All of the material should be reproduced exactly, with pictures left out.

/---

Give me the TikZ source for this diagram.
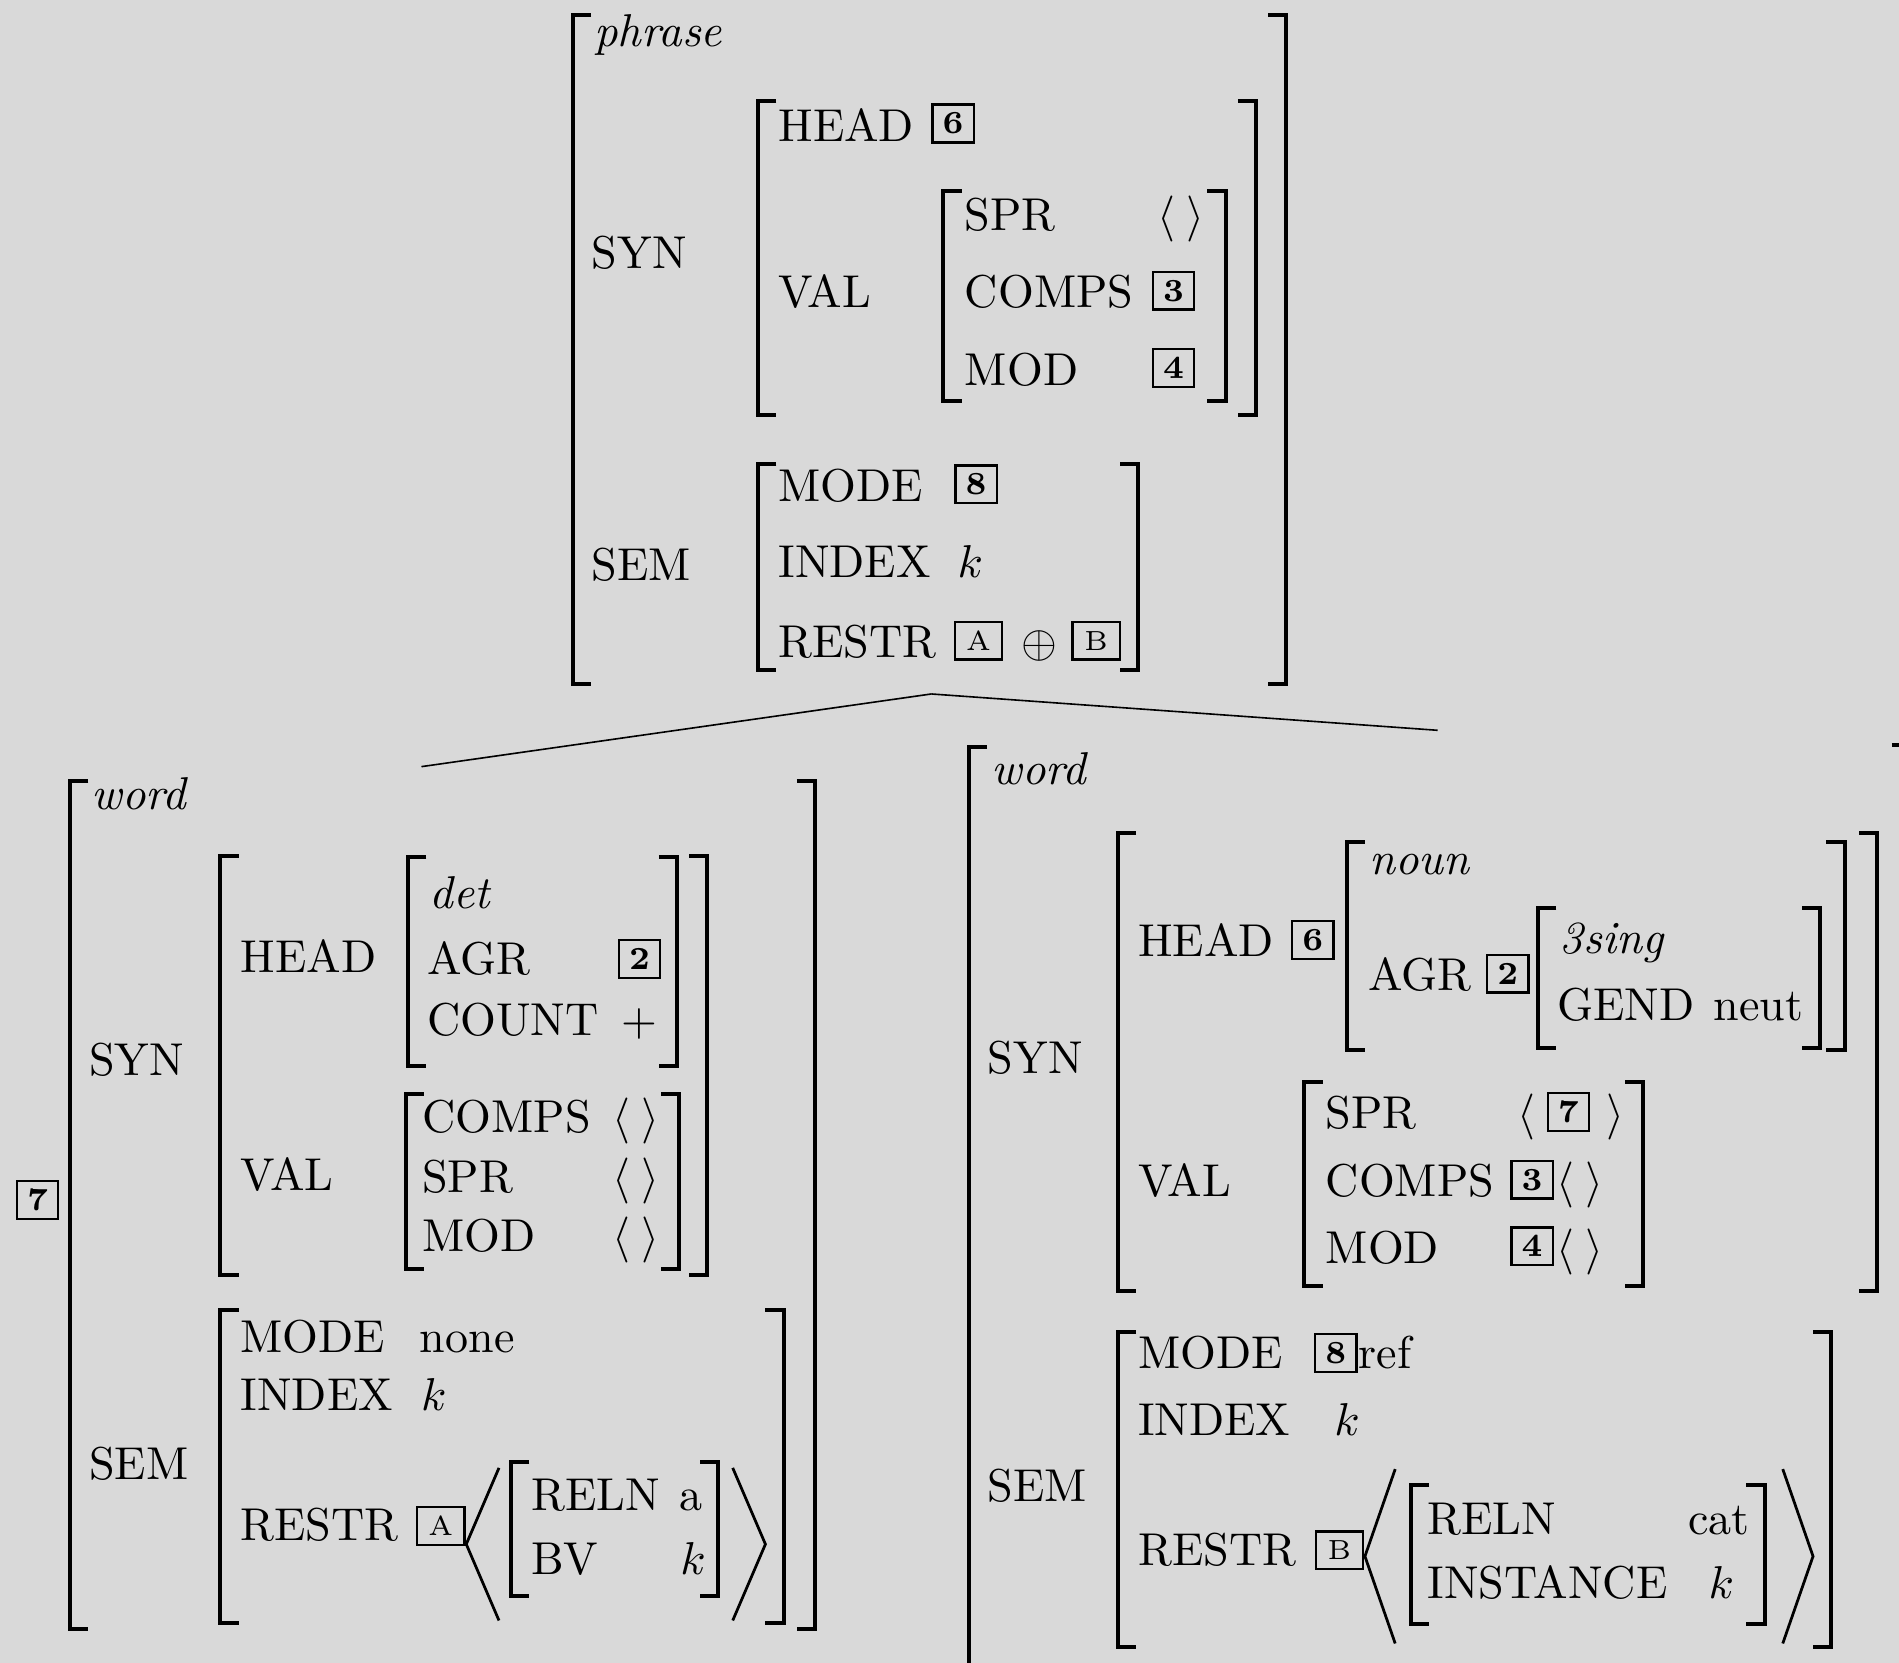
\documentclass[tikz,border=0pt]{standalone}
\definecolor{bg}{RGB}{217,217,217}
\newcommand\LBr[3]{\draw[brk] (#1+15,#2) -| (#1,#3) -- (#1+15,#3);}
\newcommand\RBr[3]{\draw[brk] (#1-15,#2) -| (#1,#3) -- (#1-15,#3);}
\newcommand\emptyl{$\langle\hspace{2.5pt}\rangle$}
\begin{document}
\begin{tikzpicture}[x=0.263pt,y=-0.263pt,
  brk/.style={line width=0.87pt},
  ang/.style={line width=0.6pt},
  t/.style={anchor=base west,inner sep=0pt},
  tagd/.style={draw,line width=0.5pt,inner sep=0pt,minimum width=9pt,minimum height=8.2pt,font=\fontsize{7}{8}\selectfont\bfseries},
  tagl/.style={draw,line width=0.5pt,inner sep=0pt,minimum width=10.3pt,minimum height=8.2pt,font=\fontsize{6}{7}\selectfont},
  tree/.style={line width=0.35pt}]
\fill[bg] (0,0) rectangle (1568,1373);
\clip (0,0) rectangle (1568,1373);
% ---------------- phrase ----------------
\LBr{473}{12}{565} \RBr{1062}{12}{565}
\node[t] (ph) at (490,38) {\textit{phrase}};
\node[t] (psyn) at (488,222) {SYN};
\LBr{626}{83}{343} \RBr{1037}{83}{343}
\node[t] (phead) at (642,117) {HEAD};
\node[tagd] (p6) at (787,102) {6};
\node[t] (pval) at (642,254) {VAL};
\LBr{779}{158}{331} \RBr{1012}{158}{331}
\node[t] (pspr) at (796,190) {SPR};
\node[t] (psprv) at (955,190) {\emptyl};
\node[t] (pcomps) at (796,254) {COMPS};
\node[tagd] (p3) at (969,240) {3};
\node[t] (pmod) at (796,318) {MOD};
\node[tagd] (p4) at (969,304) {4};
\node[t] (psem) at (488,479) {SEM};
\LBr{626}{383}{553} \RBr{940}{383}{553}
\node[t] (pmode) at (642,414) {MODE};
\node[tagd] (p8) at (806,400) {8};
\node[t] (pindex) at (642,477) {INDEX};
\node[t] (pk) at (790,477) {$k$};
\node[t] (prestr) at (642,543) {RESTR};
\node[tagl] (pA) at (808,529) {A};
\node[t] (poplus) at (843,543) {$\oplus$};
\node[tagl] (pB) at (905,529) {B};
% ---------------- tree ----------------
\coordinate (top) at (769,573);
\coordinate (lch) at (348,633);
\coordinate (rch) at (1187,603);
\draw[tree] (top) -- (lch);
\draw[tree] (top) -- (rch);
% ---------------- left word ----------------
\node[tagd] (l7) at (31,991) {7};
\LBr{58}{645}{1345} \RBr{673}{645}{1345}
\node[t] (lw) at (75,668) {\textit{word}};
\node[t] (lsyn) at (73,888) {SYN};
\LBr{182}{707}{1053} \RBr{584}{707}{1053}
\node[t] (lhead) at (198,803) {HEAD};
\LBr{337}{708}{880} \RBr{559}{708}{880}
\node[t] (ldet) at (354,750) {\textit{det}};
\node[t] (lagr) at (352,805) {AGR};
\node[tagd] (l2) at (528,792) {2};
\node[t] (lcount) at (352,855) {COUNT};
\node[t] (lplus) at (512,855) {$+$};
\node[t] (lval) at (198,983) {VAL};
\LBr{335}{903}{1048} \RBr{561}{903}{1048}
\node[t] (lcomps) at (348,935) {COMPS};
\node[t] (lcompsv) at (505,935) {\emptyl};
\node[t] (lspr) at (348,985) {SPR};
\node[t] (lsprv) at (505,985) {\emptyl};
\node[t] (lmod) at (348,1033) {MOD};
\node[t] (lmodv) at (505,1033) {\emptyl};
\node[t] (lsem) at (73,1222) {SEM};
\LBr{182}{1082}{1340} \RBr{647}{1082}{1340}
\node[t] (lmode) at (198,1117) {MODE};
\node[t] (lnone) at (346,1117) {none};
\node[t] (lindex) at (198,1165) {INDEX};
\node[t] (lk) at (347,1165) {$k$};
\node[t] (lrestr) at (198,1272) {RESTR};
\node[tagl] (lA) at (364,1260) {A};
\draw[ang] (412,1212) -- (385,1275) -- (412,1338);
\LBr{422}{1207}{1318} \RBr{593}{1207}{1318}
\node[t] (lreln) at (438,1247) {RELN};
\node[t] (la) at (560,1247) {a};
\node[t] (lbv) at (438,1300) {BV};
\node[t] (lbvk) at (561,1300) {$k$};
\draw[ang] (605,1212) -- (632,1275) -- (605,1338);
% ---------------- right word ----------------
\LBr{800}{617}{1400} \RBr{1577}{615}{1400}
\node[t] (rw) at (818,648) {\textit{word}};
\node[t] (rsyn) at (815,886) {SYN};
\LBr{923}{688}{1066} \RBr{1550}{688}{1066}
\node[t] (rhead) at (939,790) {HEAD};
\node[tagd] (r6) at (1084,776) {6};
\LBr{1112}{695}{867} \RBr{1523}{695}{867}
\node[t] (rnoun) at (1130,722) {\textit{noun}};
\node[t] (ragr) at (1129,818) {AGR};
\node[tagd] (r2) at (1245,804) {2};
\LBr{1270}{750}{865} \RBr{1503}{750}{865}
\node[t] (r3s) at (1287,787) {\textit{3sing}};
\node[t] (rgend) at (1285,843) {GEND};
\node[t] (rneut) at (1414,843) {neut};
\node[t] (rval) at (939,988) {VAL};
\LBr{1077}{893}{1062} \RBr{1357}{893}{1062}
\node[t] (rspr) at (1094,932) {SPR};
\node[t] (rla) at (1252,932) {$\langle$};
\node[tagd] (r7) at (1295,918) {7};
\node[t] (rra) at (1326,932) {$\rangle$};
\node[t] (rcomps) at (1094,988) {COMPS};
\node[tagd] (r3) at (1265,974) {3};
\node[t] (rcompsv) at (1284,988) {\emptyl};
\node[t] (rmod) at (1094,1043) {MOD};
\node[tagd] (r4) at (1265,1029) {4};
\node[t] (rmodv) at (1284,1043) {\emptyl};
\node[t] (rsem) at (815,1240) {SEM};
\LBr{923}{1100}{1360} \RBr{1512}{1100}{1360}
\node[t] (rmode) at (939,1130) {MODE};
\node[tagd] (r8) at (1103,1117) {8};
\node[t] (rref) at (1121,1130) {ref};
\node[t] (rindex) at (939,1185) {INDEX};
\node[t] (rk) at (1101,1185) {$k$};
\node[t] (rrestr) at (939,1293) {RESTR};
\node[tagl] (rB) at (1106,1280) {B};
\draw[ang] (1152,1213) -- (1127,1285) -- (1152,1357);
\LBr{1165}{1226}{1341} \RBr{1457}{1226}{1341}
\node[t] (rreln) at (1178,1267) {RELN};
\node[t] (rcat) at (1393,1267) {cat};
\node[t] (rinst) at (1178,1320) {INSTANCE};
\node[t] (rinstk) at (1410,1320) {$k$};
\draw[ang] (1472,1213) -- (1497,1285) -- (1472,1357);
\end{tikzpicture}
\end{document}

\---

**Result below**
Give me the TikZ source for this diagram.
\documentclass[tikz,border=0pt]{standalone}
\definecolor{bg}{RGB}{217,217,217}
\newcommand\LBr[3]{\draw[brk] (#1+15,#2) -| (#1,#3) -- (#1+15,#3);}
\newcommand\RBr[3]{\draw[brk] (#1-15,#2) -| (#1,#3) -- (#1-15,#3);}
\newcommand\emptyl{$\langle\hspace{2.5pt}\rangle$}
\begin{document}
\begin{tikzpicture}[x=0.263pt,y=-0.263pt,
  brk/.style={line width=0.87pt},
  ang/.style={line width=0.6pt},
  t/.style={anchor=base west,inner sep=0pt},
  tagd/.style={draw,line width=0.5pt,inner sep=0pt,minimum width=9pt,minimum height=8.2pt,font=\fontsize{7}{8}\selectfont\bfseries},
  tagl/.style={draw,line width=0.5pt,inner sep=0pt,minimum width=10.3pt,minimum height=8.2pt,font=\fontsize{6}{7}\selectfont},
  tree/.style={line width=0.35pt}]
\fill[bg] (0,0) rectangle (1568,1373);
\clip (0,0) rectangle (1568,1373);
% ---------------- phrase ----------------
\LBr{473}{12}{565} \RBr{1062}{12}{565}
\node[t] (ph) at (490,38) {\textit{phrase}};
\node[t] (psyn) at (488,222) {SYN};
\LBr{626}{83}{343} \RBr{1037}{83}{343}
\node[t] (phead) at (642,117) {HEAD};
\node[tagd] (p6) at (787,102) {6};
\node[t] (pval) at (642,254) {VAL};
\LBr{779}{158}{331} \RBr{1012}{158}{331}
\node[t] (pspr) at (796,190) {SPR};
\node[t] (psprv) at (955,190) {\emptyl};
\node[t] (pcomps) at (796,254) {COMPS};
\node[tagd] (p3) at (969,240) {3};
\node[t] (pmod) at (796,318) {MOD};
\node[tagd] (p4) at (969,304) {4};
\node[t] (psem) at (488,479) {SEM};
\LBr{626}{383}{553} \RBr{940}{383}{553}
\node[t] (pmode) at (642,414) {MODE};
\node[tagd] (p8) at (806,400) {8};
\node[t] (pindex) at (642,477) {INDEX};
\node[t] (pk) at (790,477) {$k$};
\node[t] (prestr) at (642,543) {RESTR};
\node[tagl] (pA) at (808,529) {A};
\node[t] (poplus) at (843,543) {$\oplus$};
\node[tagl] (pB) at (905,529) {B};
% ---------------- tree ----------------
\coordinate (top) at (769,573);
\coordinate (lch) at (348,633);
\coordinate (rch) at (1187,603);
\draw[tree] (top) -- (lch);
\draw[tree] (top) -- (rch);
% ---------------- left word ----------------
\node[tagd] (l7) at (31,991) {7};
\LBr{58}{645}{1345} \RBr{673}{645}{1345}
\node[t] (lw) at (75,668) {\textit{word}};
\node[t] (lsyn) at (73,888) {SYN};
\LBr{182}{707}{1053} \RBr{584}{707}{1053}
\node[t] (lhead) at (198,803) {HEAD};
\LBr{337}{708}{880} \RBr{559}{708}{880}
\node[t] (ldet) at (354,750) {\textit{det}};
\node[t] (lagr) at (352,805) {AGR};
\node[tagd] (l2) at (528,792) {2};
\node[t] (lcount) at (352,855) {COUNT};
\node[t] (lplus) at (512,855) {$+$};
\node[t] (lval) at (198,983) {VAL};
\LBr{335}{903}{1048} \RBr{561}{903}{1048}
\node[t] (lcomps) at (348,935) {COMPS};
\node[t] (lcompsv) at (505,935) {\emptyl};
\node[t] (lspr) at (348,985) {SPR};
\node[t] (lsprv) at (505,985) {\emptyl};
\node[t] (lmod) at (348,1033) {MOD};
\node[t] (lmodv) at (505,1033) {\emptyl};
\node[t] (lsem) at (73,1222) {SEM};
\LBr{182}{1082}{1340} \RBr{647}{1082}{1340}
\node[t] (lmode) at (198,1117) {MODE};
\node[t] (lnone) at (346,1117) {none};
\node[t] (lindex) at (198,1165) {INDEX};
\node[t] (lk) at (347,1165) {$k$};
\node[t] (lrestr) at (198,1272) {RESTR};
\node[tagl] (lA) at (364,1260) {A};
\draw[ang] (412,1212) -- (385,1275) -- (412,1338);
\LBr{422}{1207}{1318} \RBr{593}{1207}{1318}
\node[t] (lreln) at (438,1247) {RELN};
\node[t] (la) at (560,1247) {a};
\node[t] (lbv) at (438,1300) {BV};
\node[t] (lbvk) at (561,1300) {$k$};
\draw[ang] (605,1212) -- (632,1275) -- (605,1338);
% ---------------- right word ----------------
\LBr{800}{617}{1400} \RBr{1577}{615}{1400}
\node[t] (rw) at (818,648) {\textit{word}};
\node[t] (rsyn) at (815,886) {SYN};
\LBr{923}{688}{1066} \RBr{1550}{688}{1066}
\node[t] (rhead) at (939,790) {HEAD};
\node[tagd] (r6) at (1084,776) {6};
\LBr{1112}{695}{867} \RBr{1523}{695}{867}
\node[t] (rnoun) at (1130,722) {\textit{noun}};
\node[t] (ragr) at (1129,818) {AGR};
\node[tagd] (r2) at (1245,804) {2};
\LBr{1270}{750}{865} \RBr{1503}{750}{865}
\node[t] (r3s) at (1287,787) {\textit{3sing}};
\node[t] (rgend) at (1285,843) {GEND};
\node[t] (rneut) at (1414,843) {neut};
\node[t] (rval) at (939,988) {VAL};
\LBr{1077}{893}{1062} \RBr{1357}{893}{1062}
\node[t] (rspr) at (1094,932) {SPR};
\node[t] (rla) at (1252,932) {$\langle$};
\node[tagd] (r7) at (1295,918) {7};
\node[t] (rra) at (1326,932) {$\rangle$};
\node[t] (rcomps) at (1094,988) {COMPS};
\node[tagd] (r3) at (1265,974) {3};
\node[t] (rcompsv) at (1284,988) {\emptyl};
\node[t] (rmod) at (1094,1043) {MOD};
\node[tagd] (r4) at (1265,1029) {4};
\node[t] (rmodv) at (1284,1043) {\emptyl};
\node[t] (rsem) at (815,1240) {SEM};
\LBr{923}{1100}{1360} \RBr{1512}{1100}{1360}
\node[t] (rmode) at (939,1130) {MODE};
\node[tagd] (r8) at (1103,1117) {8};
\node[t] (rref) at (1121,1130) {ref};
\node[t] (rindex) at (939,1185) {INDEX};
\node[t] (rk) at (1101,1185) {$k$};
\node[t] (rrestr) at (939,1293) {RESTR};
\node[tagl] (rB) at (1106,1280) {B};
\draw[ang] (1152,1213) -- (1127,1285) -- (1152,1357);
\LBr{1165}{1226}{1341} \RBr{1457}{1226}{1341}
\node[t] (rreln) at (1178,1267) {RELN};
\node[t] (rcat) at (1393,1267) {cat};
\node[t] (rinst) at (1178,1320) {INSTANCE};
\node[t] (rinstk) at (1410,1320) {$k$};
\draw[ang] (1472,1213) -- (1497,1285) -- (1472,1357);
\end{tikzpicture}
\end{document}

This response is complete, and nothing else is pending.